PROVIDED DATA:
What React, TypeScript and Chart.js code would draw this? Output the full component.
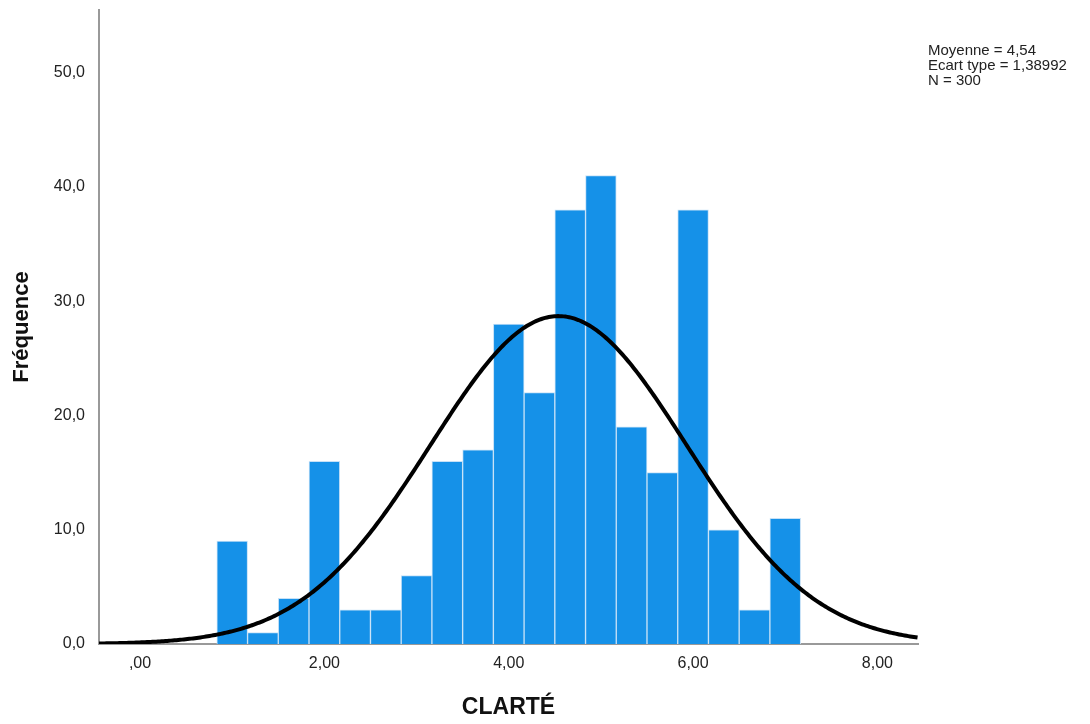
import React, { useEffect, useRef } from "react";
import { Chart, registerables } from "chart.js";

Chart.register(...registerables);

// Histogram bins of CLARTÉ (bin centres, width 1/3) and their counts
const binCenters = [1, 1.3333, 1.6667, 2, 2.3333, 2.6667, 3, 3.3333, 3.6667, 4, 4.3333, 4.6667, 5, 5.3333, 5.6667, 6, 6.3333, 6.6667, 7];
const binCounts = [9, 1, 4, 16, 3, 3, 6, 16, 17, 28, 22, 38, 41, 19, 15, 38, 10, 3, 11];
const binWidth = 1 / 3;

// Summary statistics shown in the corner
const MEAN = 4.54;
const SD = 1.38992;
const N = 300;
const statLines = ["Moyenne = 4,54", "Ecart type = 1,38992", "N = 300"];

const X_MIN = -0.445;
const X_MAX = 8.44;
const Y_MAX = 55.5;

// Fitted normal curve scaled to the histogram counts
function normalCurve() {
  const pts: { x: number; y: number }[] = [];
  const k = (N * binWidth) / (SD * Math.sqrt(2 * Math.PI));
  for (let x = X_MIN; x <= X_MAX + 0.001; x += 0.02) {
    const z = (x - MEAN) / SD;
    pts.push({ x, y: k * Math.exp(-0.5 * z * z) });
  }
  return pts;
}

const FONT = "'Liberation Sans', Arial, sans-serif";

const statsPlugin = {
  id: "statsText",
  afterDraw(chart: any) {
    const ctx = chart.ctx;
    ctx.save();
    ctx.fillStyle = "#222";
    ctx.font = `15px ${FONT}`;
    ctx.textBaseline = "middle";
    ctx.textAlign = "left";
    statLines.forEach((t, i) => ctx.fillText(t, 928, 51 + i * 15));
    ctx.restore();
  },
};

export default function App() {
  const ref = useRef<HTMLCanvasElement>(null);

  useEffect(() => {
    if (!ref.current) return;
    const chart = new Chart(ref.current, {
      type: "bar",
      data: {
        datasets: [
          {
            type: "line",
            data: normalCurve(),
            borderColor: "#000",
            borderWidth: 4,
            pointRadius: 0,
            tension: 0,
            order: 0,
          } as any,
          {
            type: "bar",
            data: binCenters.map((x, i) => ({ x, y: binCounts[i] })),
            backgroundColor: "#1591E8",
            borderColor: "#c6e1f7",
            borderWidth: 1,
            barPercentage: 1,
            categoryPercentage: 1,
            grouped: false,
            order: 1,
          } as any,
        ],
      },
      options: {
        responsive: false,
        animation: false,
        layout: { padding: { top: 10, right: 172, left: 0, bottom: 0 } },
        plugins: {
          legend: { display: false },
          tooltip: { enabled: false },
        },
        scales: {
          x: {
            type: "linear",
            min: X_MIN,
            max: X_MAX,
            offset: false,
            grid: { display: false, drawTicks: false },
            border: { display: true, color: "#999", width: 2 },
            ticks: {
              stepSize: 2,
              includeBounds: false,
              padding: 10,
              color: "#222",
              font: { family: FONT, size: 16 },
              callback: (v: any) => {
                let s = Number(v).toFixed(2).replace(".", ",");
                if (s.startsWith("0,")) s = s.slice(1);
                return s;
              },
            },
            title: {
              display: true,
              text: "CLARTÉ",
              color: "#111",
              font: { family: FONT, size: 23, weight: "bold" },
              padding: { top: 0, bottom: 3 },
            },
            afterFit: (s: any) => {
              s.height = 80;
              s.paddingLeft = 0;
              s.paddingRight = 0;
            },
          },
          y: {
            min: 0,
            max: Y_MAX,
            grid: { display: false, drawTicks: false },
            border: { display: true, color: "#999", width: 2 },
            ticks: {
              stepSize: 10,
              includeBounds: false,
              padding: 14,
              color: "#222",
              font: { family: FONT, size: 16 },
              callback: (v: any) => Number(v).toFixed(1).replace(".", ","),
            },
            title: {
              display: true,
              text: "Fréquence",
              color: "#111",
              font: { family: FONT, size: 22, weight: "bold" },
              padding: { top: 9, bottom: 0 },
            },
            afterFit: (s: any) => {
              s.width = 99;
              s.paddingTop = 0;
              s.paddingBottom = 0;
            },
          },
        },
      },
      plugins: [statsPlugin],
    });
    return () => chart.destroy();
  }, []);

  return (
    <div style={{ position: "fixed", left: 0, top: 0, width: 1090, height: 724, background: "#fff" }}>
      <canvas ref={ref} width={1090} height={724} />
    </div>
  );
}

GIVEN TASK: Reproduce only the lines from the beginning of the data through the line that contains "const binWidth = 1 / 3;", both included, and please drop the pictures.

EXERCISE RESULT:
What React, TypeScript and Chart.js code would draw this? Output the full component.
import React, { useEffect, useRef } from "react";
import { Chart, registerables } from "chart.js";

Chart.register(...registerables);

// Histogram bins of CLARTÉ (bin centres, width 1/3) and their counts
const binCenters = [1, 1.3333, 1.6667, 2, 2.3333, 2.6667, 3, 3.3333, 3.6667, 4, 4.3333, 4.6667, 5, 5.3333, 5.6667, 6, 6.3333, 6.6667, 7];
const binCounts = [9, 1, 4, 16, 3, 3, 6, 16, 17, 28, 22, 38, 41, 19, 15, 38, 10, 3, 11];
const binWidth = 1 / 3;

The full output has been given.